Concerned with the slow pace of progress impeding the economic reconstruction of the country, both Ayatollah Khamenei as well as President Rouhani have also been quite outspoken on this issue, with Khamenei having harshly accused the US of fraudulent conduct. Nonetheless, they both realize that going back to the pre-2015 situation is not a real option and cannot under any circumstance be construed as serving the interest of the Iranian people.
Disassociating Iran from the likes of ISIS and Al Qaeda... is an urgent priority for providing a correct understanding of Iran's non-involvement in these affairs.
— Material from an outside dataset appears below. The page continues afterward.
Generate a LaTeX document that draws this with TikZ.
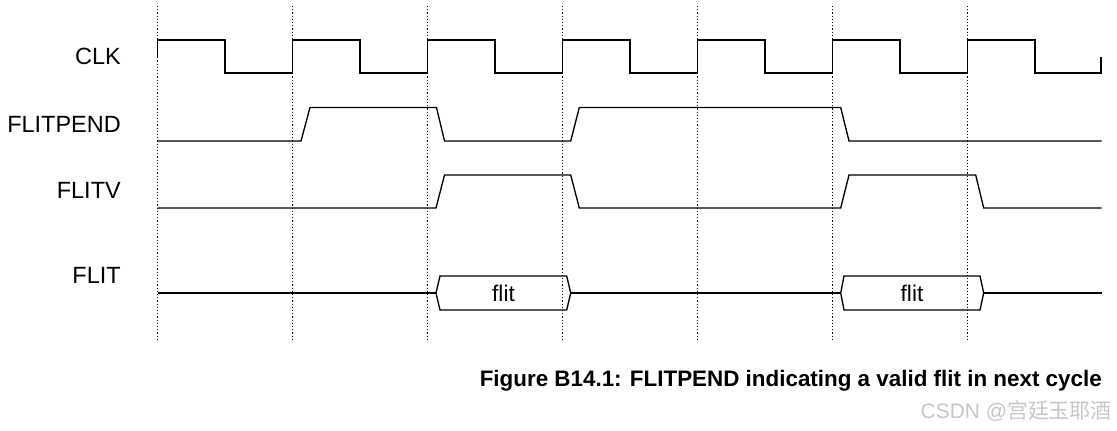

Therefore, there lies but one road ahead for dealing seriously with the country's economic crisis: reliance upon the kind of diplomatic dialogue which has in the past three years successfully overhauled and transformed Iran's image in the world. It is important not to forget that during the entire period while the nuclear deal was being negotiated, there was no relenting in the level of venomous language that was exchanged between hardliners both in Iran and the West. Indeed, every single step forward achieved by Iranian diplomats and their counterparts in the 5+1, was attained despite all the obstacles placed before them by self-serving forces in the US, Israel and Saudi Arabia whose interests are best served by an ostracized Iran that is kept isolated from the West.
Today, improving Iran's economy by providing jobs and stimulating domestic production is the number one priority of the Rouhani government. This can only happen by a huge influx of capital and technology into the country. Hence, what is required is an unimpeded effort to ensure that Iran's relationship with the major international financial institutions and various key Western industries is put into place.
Given the state of current turmoil in the Middle East and the increasing tide of anti-Iranian provocations generated by populist politicians and well-funded lobbies in Washington, this is a delicate task that needs to be confronted head on and as soon as possible.
Constructive dialogue between Javad Zarif and John Kerry at the General Assembly -- much like the process leading to the nuclear deal -- can sidetrack populist diversions and lead to the start of a process in the remaining months of 2016, that could set in motion a mutually beneficial bilateral coordination focused on ejecting ISIS from all its key strongholds as well as containing violence, instability and migration in places like Syria, Iraq, Afghanistan and Yemen.
Time is now of the essence for the US and Iran to prevent another missed opportunity -- that is nothing short of a strategic mistake -- for pre-empting populist ranting and focusing on the kind of real dangers we all face in a changing world.